Vergleichsweise erfolgreich ist Renzi bei der Reform der Institutionen. Mit Silvio Berlusconi hat er sich auf die Einführung eines neuen Wahlrechts geeinigt, das kleinere Parteien krass benachteiligt. In seiner bisherigen Form abgeschafft werden soll der Senat, die zweite Kammer des Parlaments. Das schwächt die parlamentarische Kontrolle der Exekutive, nützt aber der Regierbarkeit – ganz im Sinn der von Renzi beschworenen neuen Grundwerte Effizienz und Tempo. Damit soll Italien zum Modell auch für andere Länder und zum Motor für ein besseres Europa werden.

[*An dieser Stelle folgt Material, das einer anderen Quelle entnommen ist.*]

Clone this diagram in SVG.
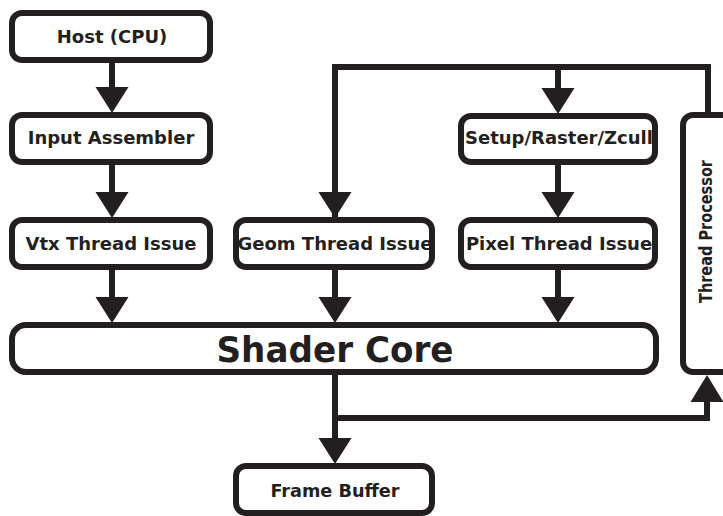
<svg xmlns="http://www.w3.org/2000/svg" xmlns:xlink="http://www.w3.org/1999/xlink" width="723" height="516" viewBox="0 0 723 516">
<style>
.box{fill:#fff;stroke:#231f20;stroke-width:6}
.lbl{font-family:"DejaVu Sans",Verdana,sans-serif;font-weight:bold;font-size:18px;fill:#231f20;text-anchor:middle}
.cond{font-family:"DejaVu Sans Condensed","DejaVu Sans",sans-serif;font-stretch:condensed;font-weight:bold;fill:#231f20;text-anchor:middle}
.ln{fill:none;stroke:#231f20;stroke-width:6;stroke-linejoin:miter;stroke-linecap:butt}
.ah{fill:#231f20}
</style>
<defs>
<polygon id="down" points="-16.5,0 16.5,0 0,26"/>
<polygon id="up" points="-16.5,0 16.5,0 0,-27"/>
</defs>
<rect width="723" height="516" fill="#fff"/>
<g id="connectors">
<path class="ln" d="M112,63V88 M112,165V193 M112,270V298"/>
<path class="ln" d="M335,217V67H708V115 M558,67V90"/>
<path class="ln" d="M335,270V298 M558,165V193 M558,270V298"/>
<path class="ln" d="M335,375V440 M335,418H707V400"/>
<use xlink:href="#down" class="ah" x="112" y="87"/>
<use xlink:href="#down" class="ah" x="112" y="192"/>
<use xlink:href="#down" class="ah" x="112" y="297"/>
<use xlink:href="#down" class="ah" x="335" y="192"/>
<use xlink:href="#down" class="ah" x="335" y="297"/>
<use xlink:href="#down" class="ah" x="558" y="88"/>
<use xlink:href="#down" class="ah" x="558" y="192"/>
<use xlink:href="#down" class="ah" x="558" y="297"/>
<use xlink:href="#down" class="ah" x="335" y="438"/>
<use xlink:href="#up" class="ah" x="707" y="402"/>
</g>
<g id="host"><rect class="box" x="12" y="13" width="198" height="47" rx="10"/><text class="lbl" x="112" y="43">Host (CPU)</text></g>
<g id="input-assembler"><rect class="box" x="12" y="115" width="198" height="47" rx="10"/><text class="lbl" x="111" y="144">Input Assembler</text></g>
<g id="vtx-thread-issue"><rect class="box" x="12" y="220" width="198" height="47" rx="10"/><text class="lbl" x="111" y="250">Vtx Thread Issue</text></g>
<g id="geom-thread-issue"><rect class="box" x="236" y="220" width="196" height="47" rx="10"/><text class="lbl" x="335" y="250">Geom Thread Issue</text></g>
<g id="setup-raster-zcull"><rect class="box" x="461" y="116" width="194" height="46" rx="10"/><text class="lbl" x="559" y="144">Setup/Raster/Zcull</text></g>
<g id="pixel-thread-issue"><rect class="box" x="461" y="220" width="194" height="47" rx="10"/><text class="lbl" x="559" y="250">Pixel Thread Issue</text></g>
<g id="thread-processor"><rect class="box" x="683" y="115" width="52" height="257" rx="10"/><text class="lbl" transform="translate(712,231.5) rotate(-90)" textLength="143" lengthAdjust="spacingAndGlyphs">Thread Processor</text></g>
<g id="shader-core"><rect class="box" x="12" y="325" width="644" height="47" rx="14"/><text class="cond" x="335" y="362" font-size="36" textLength="237" lengthAdjust="spacingAndGlyphs">Shader Core</text></g>
<g id="frame-buffer"><rect class="box" x="236" y="466" width="196" height="47" rx="10"/><text class="cond" x="335" y="497" font-size="18" textLength="129" lengthAdjust="spacingAndGlyphs">Frame Buffer</text></g>
</svg>
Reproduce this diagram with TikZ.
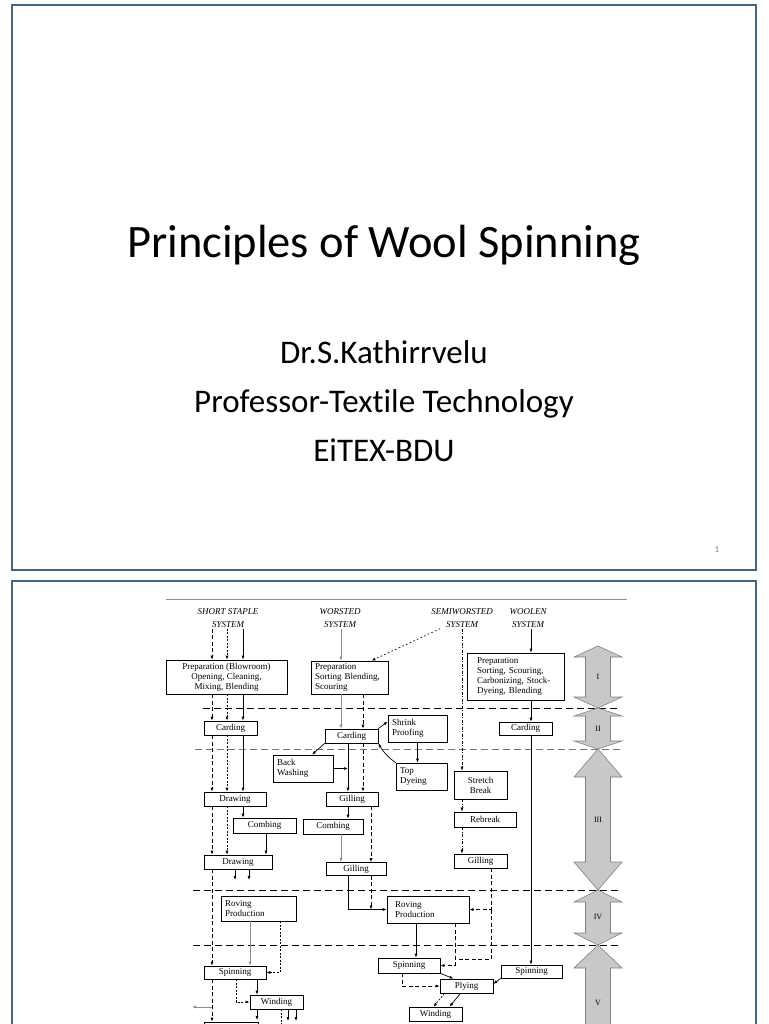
\documentclass[tikz,border=0pt]{standalone}
\usepackage{fontspec}
\setmainfont{Carlito}[Ligatures=NoCommon]
\newfontfamily\dfont{Liberation Serif}
\usepackage{xcolor}
\usepackage{tikz}
\usetikzlibrary{arrows.meta, positioning, calc}

\definecolor{slideframe}{RGB}{66,98,138}
\definecolor{phasefill}{RGB}{200,200,200}

\tikzset{
  box/.style={draw, fill=white, line width=0.7pt, inner xsep=4pt, inner ysep=1pt,
    font=\dfont\fontsize{9}{10}\selectfont},
  lbox/.style={box, align=left, text width=#1},
  hdr/.style={inner sep=1pt, align=center, font=\dfont\itshape\fontsize{9}{13}\selectfont},
  flow/.style={-{Latex[length=4pt,width=3pt]}, line width=0.7pt},
  dsh/.style={dash pattern=on 4pt off 2.5pt},
  fdsh/.style={dash pattern=on 2pt off 1.5pt},
  ddot/.style={dash pattern=on 3pt off 1.5pt on 1pt off 1.5pt},
  dts/.style={dash pattern=on 1.5pt off 2.5pt},
  gline/.style={draw=black!45},
  phasearrow/.style={fill=phasefill, draw=black!50, line width=0.6pt},
}

\begin{document}
\begin{tikzpicture}[x=1pt, y=-1pt]
  \useasboundingbox (0,0) rectangle (768,1024);
  \clip (0,0) rectangle (768,1024);

  % Title slide
  \draw[slideframe, line width=2pt] (12,5) rectangle (756,570);
  \node[anchor=base, font=\fontsize{46.5}{50}\selectfont] (title) at (384,258) {Principles of Wool Spinning};
  \node[anchor=base, font=\fontsize{33}{36}\selectfont] (author) at (384,363) {Dr.S.Kathirrvelu};
  \node[anchor=base, font=\fontsize{33}{36}\selectfont] (post) at (384,412) {Professor-Textile Technology};
  \node[anchor=base, font=\fontsize{33}{36}\selectfont] (inst) at (384,461) {EiTEX-BDU};
  \node[anchor=base, text=black!50, font=\fontsize{9}{10}\selectfont] (pgno) at (717,552) {1};

  % Flow chart slide
  \draw[slideframe, line width=2pt] (12,581) rectangle (756,1060);
  \draw[black!45, line width=0.8pt] (166,599) -- (627,599);

  % lanes and loose ends
  \foreach \x in {212,227,243,236,250,257,266,280,281,288,296,341,348,363,371,402,416,455,462,491,531}
    \coordinate (x\x) at (\x,0);
  \coordinate (outA) at (235,880);
  \coordinate (outB) at (249,880);
  \coordinate (outC) at (192,1007);
  \coordinate (outD) at (257,1020);
  \coordinate (outE) at (281,1030);
  \coordinate (outF) at (288,1021);
  \coordinate (outG) at (296,1021);
  \coordinate (jn) at (491,959);

  % stage boundaries
  \foreach \y/\xs/\col in {708/203/black, 749/195/black!55, 890/193/black, 945/193/black}
    \draw[\col, line width=0.7pt, dash pattern=on 7pt off 4pt] (\xs,\y) -- (620,\y);

  % stage arrows
  \foreach \t/\b/\h/\lab/\ly in {646/708/11/I/677, 708/749/8/II/729, 749/890/28/III/820, 890/945/12/IV/917, 945/1100/23/V/1003} {
    \draw[phasearrow] (598,\t) -- (622,\t+\h) -- (610.5,\t+\h) -- (610.5,\b-\h) -- (622,\b-\h)
      -- (598,\b) -- (574,\b-\h) -- (585.5,\b-\h) -- (585.5,\t+\h) -- (574,\t+\h) -- cycle;
    \node[font=\dfont\fontsize{8}{9}\selectfont] (ph\lab) at (598,\ly) {\lab};
  }

  % system headings
  \node[hdr] (hSS) at (228,618) {SHORT STAPLE\\SYSTEM};
  \node[hdr] (hW) at (340,618) {WORSTED\\SYSTEM};
  \node[hdr] (hSW) at (462,618) {SEMIWORSTED\\SYSTEM};
  \node[hdr] (hWo) at (528,618) {WOOLEN\\SYSTEM};

  % boxes
  \node[box, align=center, minimum width=121pt, minimum height=34pt] (prepSS) at (226.5,677)
    {Preparation (Blowroom)\\Opening, Cleaning,\\Mixing, Blending};
  \node[lbox=69pt, minimum width=77pt, minimum height=33pt] (prepW) at (349.5,677.5)
    {Preparation\\Sorting Blending,\\Scouring};
  \node[lbox=77pt, minimum width=97pt, minimum height=47pt] (prepWo) at (515.5,676.5)
    {Preparation\\Sorting, Scouring,\\Carbonizing, Stock-\\Dyeing, Blending};
  \node[box, minimum width=53pt, minimum height=14pt] (cardSS) at (230.5,728) {Carding};
  \node[box, minimum width=53pt, minimum height=14pt] (cardW) at (351.5,736) {Carding};
  \node[box, minimum width=53pt, minimum height=13pt] (cardWo) at (525.5,728.5) {Carding};
  \node[lbox=51pt, minimum width=59pt, minimum height=27pt] (shrink) at (417.5,728.5) {Shrink\\Proofing};
  \node[lbox=43pt, minimum width=51pt, minimum height=27pt] (topdye) at (421.5,776.5) {Top\\Dyeing};
  \node[lbox=52pt, minimum width=60pt, minimum height=27pt] (backwash) at (303,768.5) {Back\\Washing};
  \node[box, minimum width=62pt, minimum height=14pt] (drawSS1) at (235,799) {Drawing};
  \node[box, minimum width=52pt, minimum height=14pt] (gillW1) at (352,799) {Gilling};
  \node[box, minimum width=63pt, minimum height=15pt] (combSS) at (264.5,825.5) {Combing};
  \node[box, minimum width=60pt, minimum height=15pt] (combW) at (333,826.5) {Combing};
  \node[box, align=center, minimum width=53pt, minimum height=28pt] (stretch) at (480.5,785) {Stretch\\Break};
  \node[box, minimum width=62pt, minimum height=15pt] (rebreak) at (485,819.5) {Rebreak};
  \node[box, minimum width=68pt, minimum height=14pt] (drawSS2) at (238,862) {Drawing};
  \node[box, minimum width=60pt, minimum height=13pt] (gillW2) at (356,869) {Gilling};
  \node[box, minimum width=53pt, minimum height=14pt] (gillS) at (480.5,861) {Gilling};
  \node[lbox=67pt, minimum width=75pt, minimum height=25pt] (rovSS) at (258.5,908.5) {Roving\\Production};
  \node[lbox=66pt, inner xsep=8pt, minimum width=82pt, minimum height=27pt] (rovW) at (428,909.5) {Roving\\Production};
  \node[box, minimum width=62pt, minimum height=13pt] (spinSS) at (235,972.5) {Spinning};
  \node[box, minimum width=62pt, minimum height=15pt] (spinW) at (409,965.5) {Spinning};
  \node[box, minimum width=61pt, minimum height=13pt] (spinWo) at (531.5,971.5) {Spinning};
  \node[box, minimum width=53pt, minimum height=14pt] (plying) at (466.5,986) {Plying};
  \node[box, minimum width=53pt, minimum height=14pt] (windSS) at (276.5,1002) {Winding};
  \node[box, minimum width=53pt, minimum height=14pt] (windW) at (435.5,1014) {Winding};
  \node[box, minimum width=54pt, minimum height=20pt] (nextSS) at (231,1032) {};

  % short staple line
  \foreach \a/\b in {hSS/prepSS, prepSS/cardSS, cardSS/drawSS1} {
    \draw[flow, dsh] (\a.south -| x212) -- (\b.north -| x212);
    \draw[flow, fdsh] (\a.south -| x227) -- (\b.north -| x227);
    \draw[flow] (\a.south -| x243) -- (\b.north -| x243);
  }
  \draw[flow, dsh] (drawSS1.south -| x212) -- (drawSS2.north -| x212);
  \draw[flow, fdsh] (drawSS1.south -| x227) -- (drawSS2.north -| x227);
  \draw[flow] (drawSS1.south -| x243) -- (combSS.north -| x243);
  \draw[flow] (combSS.south -| x266) -- (drawSS2.north -| x266);
  \draw[flow] (drawSS2.south -| outA) -- (outA);
  \draw[flow] (drawSS2.south -| outB) -- (outB);
  \draw[flow, dsh] (drawSS2.south -| x212) -- (spinSS.north -| x212);
  \draw[flow, gline] (rovSS.south -| x250) -- (spinSS.north -| x250);
  \draw[flow, fdsh] (rovSS.south -| x280) -- (x280 |- spinSS.east) -- (spinSS.east);
  \draw[flow] (spinSS.south -| x257) -- (windSS.north -| x257);
  \draw[flow, fdsh] (spinSS.south -| x236) -- (x236 |- windSS.west) -- (windSS.west);
  \draw[flow, dsh] (spinSS.south -| x212) -- (nextSS.north -| x212);
  \draw[flow, gline] (x212 |- outC) -- (outC);
  \draw[flow] (windSS.south -| outD) -- (outD);
  \draw[fdsh, line width=0.7pt] (windSS.south -| outE) -- (outE);
  \draw[flow] (windSS.south -| outF) -- (outF);
  \draw[flow] (windSS.south -| outG) -- (outG);

  % worsted line
  \draw[flow, gline] (hW.south -| x341) -- (prepW.north -| x341);
  \draw[flow, dts] ([xshift=-22pt]hSW.south) -- ([xshift=22pt]prepW.north);
  \draw[flow, gline] (prepW.south -| x341) -- (cardW.north -| x341);
  \draw[flow, dsh] (prepW.south -| x363) -- (cardW.north -| x363);
  \draw[flow] (cardW.north east) -- ([yshift=7pt]shrink.west);
  \draw[flow] (shrink.south) -- (shrink.south |- topdye.north);
  \draw[flow] (topdye.north west) to[bend left=12] (cardW.south east);
  \draw[flow] (cardW.south west) -- ([xshift=9pt]backwash.north);
  \draw[flow] (backwash.east) -- (backwash.east -| x348);
  \draw[flow] (cardW.south -| x348) -- (gillW1.north -| x348);
  \draw[flow, dsh] (cardW.south -| x363) -- (gillW1.north -| x363);
  \draw[flow] (gillW1.south -| x348) -- (combW.north -| x348);
  \draw[flow, dsh] (gillW1.south -| x371) -- (gillW2.north -| x371);
  \draw[flow, gline] (combW.south -| x341) -- (gillW2.north -| x341);
  \draw[flow] (gillW2.south -| x348) -- (x348 |- rovW.west) -- (rovW.west);
  \draw[flow, dsh] (gillW2.south -| x371) -- (x371 |- rovW.west);
  \draw[flow] (rovW.south -| x416) -- (spinW.north -| x416);
  \draw[flow, dsh] (rovW.south -| x455) -- (x455 |- spinW.east) -- (spinW.east);
  \draw[flow] (spinW.south east) -- ([xshift=-13pt]plying.north);
  \draw[flow, dsh] (spinW.south -| x402) -- (x402 |- plying.west) -- (plying.west);

  % semiworsted line
  \draw[flow, ddot] (hSW.south) -- (hSW.south |- stretch.north);
  \draw[flow, ddot] (stretch.south -| x462) -- (rebreak.north -| x462);
  \draw[flow, ddot] (rebreak.south -| x462) -- (gillS.north -| x462);
  \draw[flow, dsh] (gillS.south -| x491) -- (x491 |- rovW.east) -- (rovW.east);
  \draw[dsh, line width=0.7pt] (x491 |- rovW.east) -- (jn) -- (jn -| x455);

  % woolen line
  \draw[flow] (hWo.south -| x531) -- (prepWo.north -| x531);
  \draw[flow] (prepWo.south -| x531) -- (cardWo.north -| x531);
  \draw[flow] (cardWo.south -| x531) -- (spinWo.north -| x531);
  \draw[flow] (spinWo.south west) -- ([yshift=2pt]plying.east);
  \draw[flow, fdsh] ([xshift=-22pt]plying.south) -- ([xshift=-2pt]windW.north);
  \draw[flow] ([xshift=-6pt]plying.south) -- ([xshift=14pt]windW.north);
\end{tikzpicture}
\end{document}
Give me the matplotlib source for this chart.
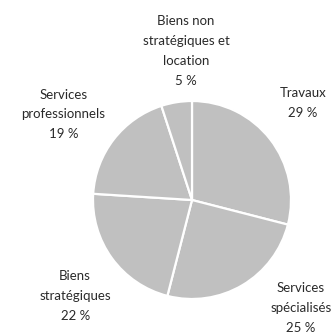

Sichtbar sind davon bislang nicht einmal Ansätze. Auch im nun begonnenen italienischen Semester geht es in der EU weiter wie bisher, nicht zuletzt an deren Aussengrenzen: Das Frontex-Regime zur Flüchtlingsabwehr soll, wie von Renzi in Ypern gefordert, noch verstärkt werden. Dagegen hatte auch die deutsche Kanzlerin nichts einzuwenden.